Baca berita dengan sedikit iklan, klik di sini

Arsip

Pasal Sisipan untuk Perambah Hutan

Undang-Undang Cipta Kerja mengubah aturan mengenai kehutanan dan lingkungan. Ada pasal sisipan yang menguntungkan pebisnis yang menyerobot lahan hutan.

10 Oktober 2020 | 00.00 WIB

Image of Tempo
Perbesar
Kondisi lahan terbakar di konsesi perusahaan kelapa sawit di Kabupaten Pelalawan, Riau, Oktober 2015. ANTARA/Wakil Direskrimsus Polda Riau AKBP Ari Rahman Nafarin-HO

Baca berita dengan sedikit iklan, klik di sini

Poin penting

  • Undang-Undang Cipta Kerja memberikan kelonggaran sanksi dan denda bagi pemilik lahan ilegal.

  • Omnibus law juga mengurangi partisipasi masyarakat dalam penyusunan analisis mengenai dampak lingkungan serta menghilangkan kesempatan untuk menggugat izin lingkungan.

  • Pemerintah berdalih semua yang dilakukan ini hasil evaluasi dari Undang-Undang Kehutanan serta Undang-Undang Perlindungan dan Pengelolaan Lingkungan Hidup.

RAPAT Panitia Kerja Dewan Perwakilan Rakyat yang membahas Undang-Undang Nomor 18 Tahun 2013 pada akhir September lalu berjalan alot. Ada dua ketentuan yang disisipkan di antara Pasal 110 dan 111 Undang-Undang tentang Pencegahan dan Pemberantasan Perusakan Hutan (P3H) itu. Para anggota DPR terbelah antara mendukung dan menolak aturan yang akan memutihkan usaha ilegal di kawasan hutan.

Baca berita dengan sedikit iklan, klik di sini

Darori Wonodipuro termasuk yang menolak. Anggota Panitia Kerja dari Fraksi Gerindra ini mewanti-wanti koleganya dan Sekretaris Jenderal Kementerian Lingkungan Hidup dan Kehutanan Bambang Hendroyono, yang menjadi utusan pemerintah, akan bahaya pasal ini. Toh, suara Darori tak didengarkan.

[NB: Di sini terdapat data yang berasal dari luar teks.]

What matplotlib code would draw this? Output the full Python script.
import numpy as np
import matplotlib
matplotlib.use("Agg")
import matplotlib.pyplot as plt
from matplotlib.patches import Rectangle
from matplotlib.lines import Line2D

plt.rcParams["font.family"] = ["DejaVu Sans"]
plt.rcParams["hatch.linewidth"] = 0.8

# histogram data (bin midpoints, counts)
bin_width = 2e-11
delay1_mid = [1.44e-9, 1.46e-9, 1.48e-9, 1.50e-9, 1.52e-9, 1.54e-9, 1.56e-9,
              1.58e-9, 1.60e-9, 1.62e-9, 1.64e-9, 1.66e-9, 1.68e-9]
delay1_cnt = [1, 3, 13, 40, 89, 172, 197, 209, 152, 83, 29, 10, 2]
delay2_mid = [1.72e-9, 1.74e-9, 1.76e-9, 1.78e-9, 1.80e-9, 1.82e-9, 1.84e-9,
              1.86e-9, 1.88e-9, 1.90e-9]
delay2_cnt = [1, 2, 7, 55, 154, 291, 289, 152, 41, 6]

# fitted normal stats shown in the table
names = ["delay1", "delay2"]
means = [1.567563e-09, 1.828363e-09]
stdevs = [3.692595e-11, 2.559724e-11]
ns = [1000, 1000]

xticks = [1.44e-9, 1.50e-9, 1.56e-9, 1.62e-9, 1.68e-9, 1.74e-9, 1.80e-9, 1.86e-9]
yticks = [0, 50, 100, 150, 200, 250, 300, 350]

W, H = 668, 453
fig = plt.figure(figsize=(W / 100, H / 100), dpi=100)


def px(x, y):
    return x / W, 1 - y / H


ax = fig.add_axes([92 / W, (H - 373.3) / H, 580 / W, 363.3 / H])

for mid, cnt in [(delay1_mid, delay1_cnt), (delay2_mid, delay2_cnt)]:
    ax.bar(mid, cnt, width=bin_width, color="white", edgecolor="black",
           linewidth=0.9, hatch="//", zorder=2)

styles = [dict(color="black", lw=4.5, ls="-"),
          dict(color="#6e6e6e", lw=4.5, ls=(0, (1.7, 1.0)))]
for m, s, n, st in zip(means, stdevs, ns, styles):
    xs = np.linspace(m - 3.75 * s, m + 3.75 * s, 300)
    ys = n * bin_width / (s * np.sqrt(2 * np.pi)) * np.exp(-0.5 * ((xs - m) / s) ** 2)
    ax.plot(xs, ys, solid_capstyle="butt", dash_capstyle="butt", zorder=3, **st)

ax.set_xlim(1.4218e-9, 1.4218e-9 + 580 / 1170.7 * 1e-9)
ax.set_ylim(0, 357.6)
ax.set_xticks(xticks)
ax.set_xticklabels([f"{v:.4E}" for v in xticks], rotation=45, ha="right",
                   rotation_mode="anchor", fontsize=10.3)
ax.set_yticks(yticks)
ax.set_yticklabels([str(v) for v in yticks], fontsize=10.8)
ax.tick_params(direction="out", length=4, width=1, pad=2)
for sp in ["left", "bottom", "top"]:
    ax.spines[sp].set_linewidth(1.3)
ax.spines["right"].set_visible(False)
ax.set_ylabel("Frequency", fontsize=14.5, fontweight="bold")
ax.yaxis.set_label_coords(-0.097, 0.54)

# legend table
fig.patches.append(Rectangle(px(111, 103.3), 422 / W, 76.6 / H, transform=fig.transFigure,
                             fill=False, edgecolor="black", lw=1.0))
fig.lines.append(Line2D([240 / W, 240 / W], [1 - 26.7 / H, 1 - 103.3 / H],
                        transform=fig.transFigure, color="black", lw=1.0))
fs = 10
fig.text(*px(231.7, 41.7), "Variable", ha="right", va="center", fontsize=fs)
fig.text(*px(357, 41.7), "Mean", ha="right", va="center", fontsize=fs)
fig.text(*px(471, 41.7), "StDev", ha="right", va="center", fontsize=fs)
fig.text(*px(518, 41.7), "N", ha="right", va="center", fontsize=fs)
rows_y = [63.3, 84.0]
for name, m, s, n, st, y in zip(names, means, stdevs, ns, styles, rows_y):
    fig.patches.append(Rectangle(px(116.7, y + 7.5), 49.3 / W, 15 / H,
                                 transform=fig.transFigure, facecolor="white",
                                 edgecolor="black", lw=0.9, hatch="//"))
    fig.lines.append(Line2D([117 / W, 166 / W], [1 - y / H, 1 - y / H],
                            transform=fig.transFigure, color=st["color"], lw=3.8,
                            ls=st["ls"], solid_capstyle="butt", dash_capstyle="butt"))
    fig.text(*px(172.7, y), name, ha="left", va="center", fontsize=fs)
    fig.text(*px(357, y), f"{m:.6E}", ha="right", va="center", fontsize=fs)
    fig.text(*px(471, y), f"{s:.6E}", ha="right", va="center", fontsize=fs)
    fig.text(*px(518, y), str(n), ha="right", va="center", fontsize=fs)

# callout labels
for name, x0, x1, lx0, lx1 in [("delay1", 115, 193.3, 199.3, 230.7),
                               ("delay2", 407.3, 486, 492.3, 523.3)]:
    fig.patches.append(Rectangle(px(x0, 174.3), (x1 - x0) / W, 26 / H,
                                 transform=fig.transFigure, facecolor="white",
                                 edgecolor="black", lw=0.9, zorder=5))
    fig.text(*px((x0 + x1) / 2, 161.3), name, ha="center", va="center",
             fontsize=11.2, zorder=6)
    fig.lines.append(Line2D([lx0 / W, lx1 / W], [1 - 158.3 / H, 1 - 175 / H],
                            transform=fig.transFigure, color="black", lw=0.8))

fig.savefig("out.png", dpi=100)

Baca berita dengan sedikit iklan, klik di sini

Pasal itu masuk draf final omnibus law Rancangan Undang-Undang Cipta Kerja yang hendak disahkan rapat paripurna DPR pada 5 Oktober 2020. “Keringanan untuk pengusaha yang disetujui dan saya harus patuh pada keputusan politik,” kata Darori, mantan Direktur Jenderal Perlindungan dan Konservasi Hutan Kementerian Lingkungan Hidup dan Kehutanan.

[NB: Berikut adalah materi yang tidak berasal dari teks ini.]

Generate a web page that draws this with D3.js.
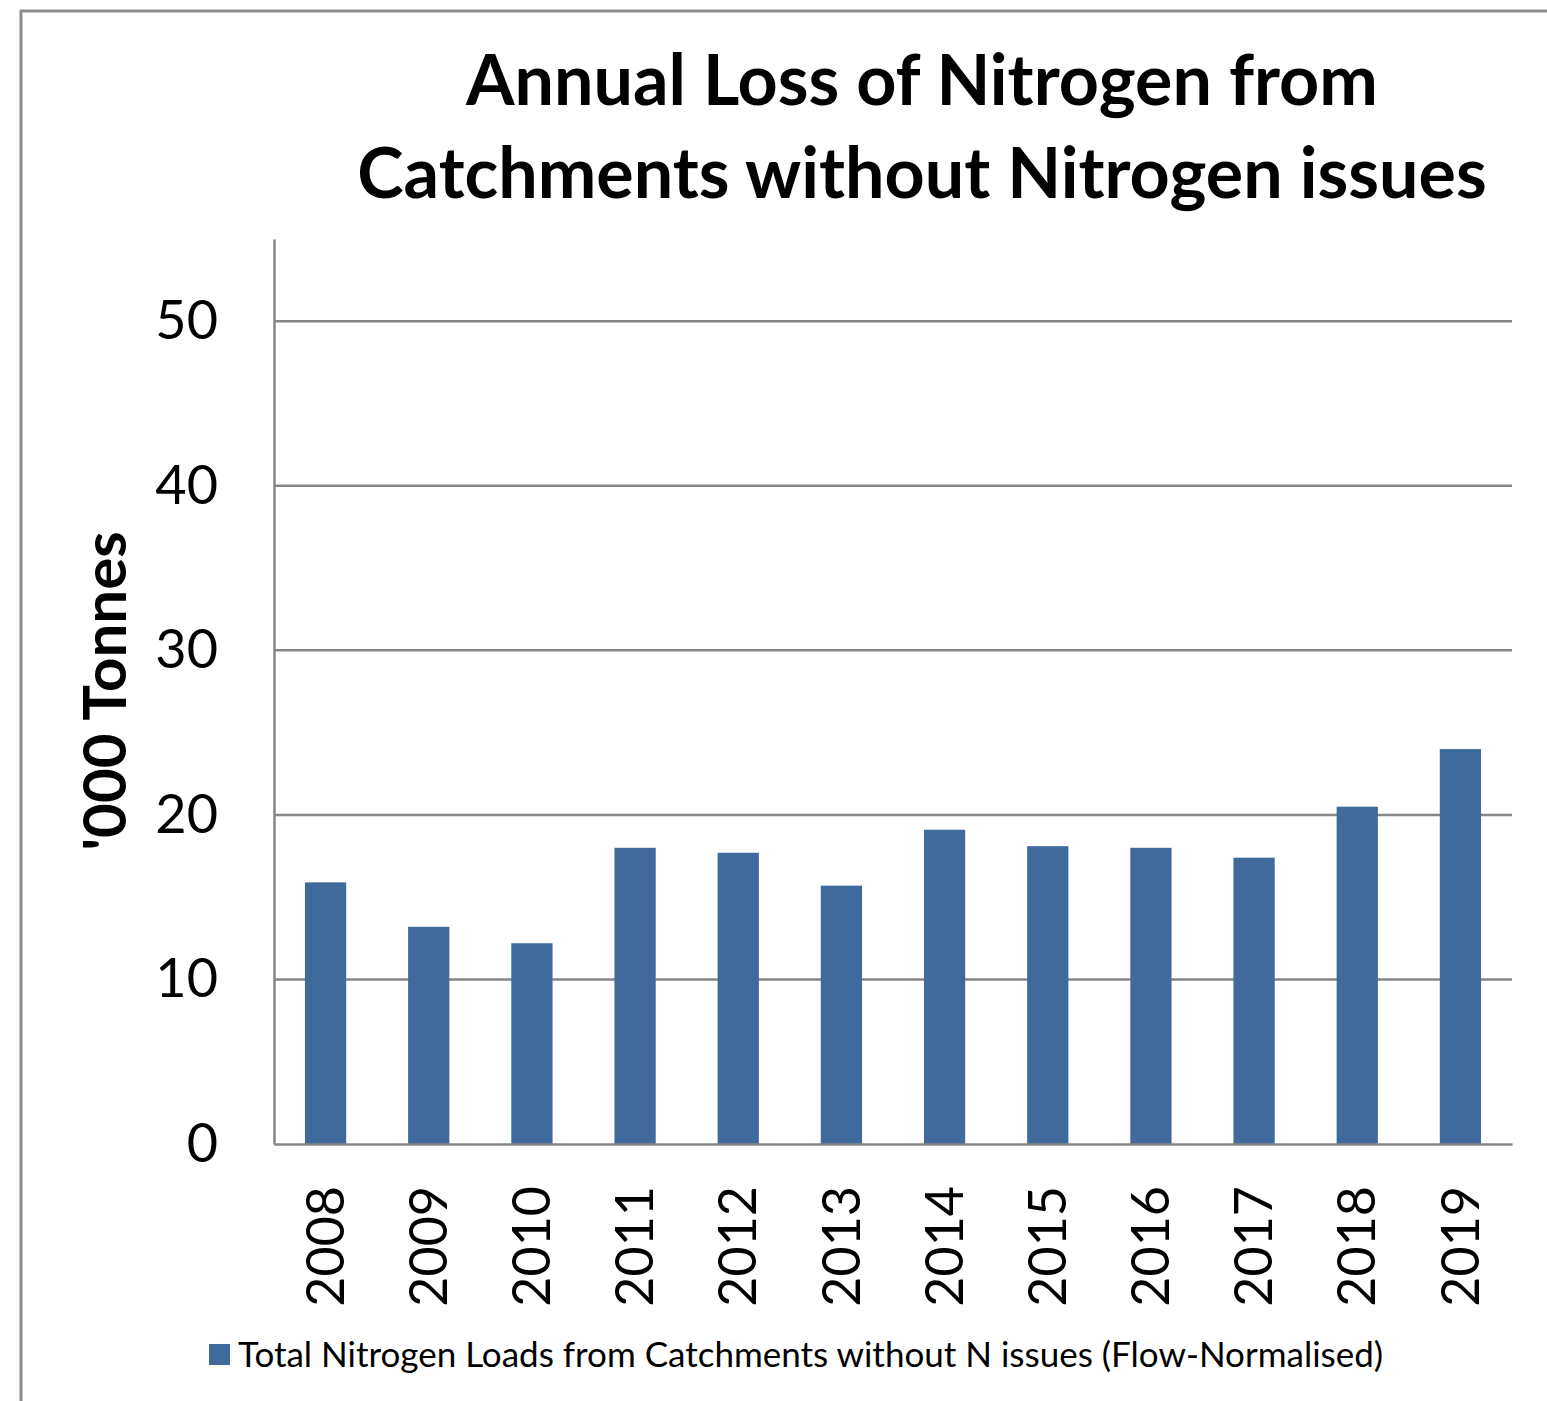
<!DOCTYPE html>
<html><head><meta charset="utf-8">
<script src="https://cdn.jsdelivr.net/npm/d3@7"></script>
<style>body{margin:0;background:#fff;} svg{display:block;}</style>
</head><body>
<svg id="c" width="1547" height="1401"></svg>
<script>
const years = ["2008","2009","2010","2011","2012","2013","2014","2015","2016","2017","2018","2019"];
const loads = [15.9, 13.2, 12.2, 18.0, 17.7, 15.7, 19.1, 18.1, 18.0, 17.4, 20.5, 24.0];
const yTicks = [0, 10, 20, 30, 40, 50];
const titleLines = ["Annual Loss of Nitrogen from", "Catchments without Nitrogen issues"];
const yLabel = "'000 Tonnes";
const seriesName = "Total Nitrogen Loads from Catchments without N issues (Flow-Normalised)";

const font = "Lato, 'Open Sans', sans-serif";
const svg = d3.select("#c");
const m = {left: 274, right: 1512, top: 239, bottom: 1144};
const x = d3.scaleBand().domain(years).range([m.left, m.right]).paddingInner(0.6).paddingOuter(0.3);
const y = d3.scaleLinear().domain([0, 55]).range([m.bottom, m.top]);

// outer border
svg.append("rect").attr("x", 21).attr("y", 11).attr("width", 1560).attr("height", 1420)
  .attr("fill", "none").attr("stroke", "#8c8c8c").attr("stroke-width", 3);

// title
svg.append("g").selectAll("text").data(titleLines).join("text")
  .attr("x", 922).attr("y", (d,i) => 105 + i*93)
  .attr("text-anchor", "middle").attr("font-family", font).attr("font-weight", "bold")
  .attr("font-size", 70).attr("fill", "#000").text(d => d);

// gridlines
svg.append("g").selectAll("line").data(yTicks.filter(t => t > 0)).join("line")
  .attr("x1", m.left).attr("x2", m.right).attr("y1", d => y(d)).attr("y2", d => y(d))
  .attr("stroke", "#868686").attr("stroke-width", 2.5);

// bars
svg.append("g").selectAll("rect").data(years).join("rect")
  .attr("x", d => x(d)).attr("width", x.bandwidth())
  .attr("y", (d,i) => y(loads[i])).attr("height", (d,i) => y(0) - y(loads[i]))
  .attr("fill", "#416a9c");

// y axis
const ya = svg.append("g").attr("transform", `translate(${m.left},0)`)
  .call(d3.axisLeft(y).tickValues(yTicks).tickSize(0).tickPadding(56));
ya.select(".domain").attr("stroke", "#868686").attr("stroke-width", 2.5);
ya.selectAll("text").attr("font-family", font).attr("font-size", 54).attr("fill", "#000");

// x axis
const xa = svg.append("g").attr("transform", `translate(0,${m.bottom})`)
  .call(d3.axisBottom(x).tickSize(0));
xa.select(".domain").attr("stroke", "#868686").attr("stroke-width", 2.5);
xa.selectAll("text").attr("font-family", font).attr("font-size", 52).attr("fill", "#000")
  .attr("transform", "rotate(-90)").attr("text-anchor", "end")
  .attr("dy", "0.35em").attr("x", -42).attr("y", 0);

// y label
svg.append("text").attr("transform", "translate(126,691) rotate(-90)")
  .attr("text-anchor", "middle").attr("font-family", font).attr("font-weight", "bold")
  .attr("font-size", 60).attr("fill", "#000").text(yLabel);

// legend
svg.append("rect").attr("x", 209).attr("y", 1344).attr("width", 21).attr("height", 21).attr("fill", "#416a9c");
svg.append("text").attr("x", 238).attr("y", 1367).attr("font-family", font)
  .attr("font-size", 35).attr("fill", "#000").text(seriesName);
</script>
</body></html>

Karena tambahan, pasal itu disisipkan huruf menjadi 110A dan 110B. Ayat 1 berbunyi: Setiap orang yang melakukan kegiatan usaha yang telah terbangun dan memiliki perizinan di dalam kawasan hutan sebelum berlakunya Undang-Undang ini yang belum memenuhi persyaratan sesuai dengan ketentuan peraturan perundang-undangan di bidang kehutanan, wajib menyelesaikan persyaratan paling lambat 3 (tiga) tahun sejak Undang-Undang ini berlaku.

Artinya, usaha perkebunan seperti sawit atau pertambangan yang mendapatkan izin pemerintah daerah dan berada di kawasan hutan kelak akan dilegalkan. Pengusaha punya waktu leluasa mengurus syarat-syarat pemenuhannya selama tiga tahun.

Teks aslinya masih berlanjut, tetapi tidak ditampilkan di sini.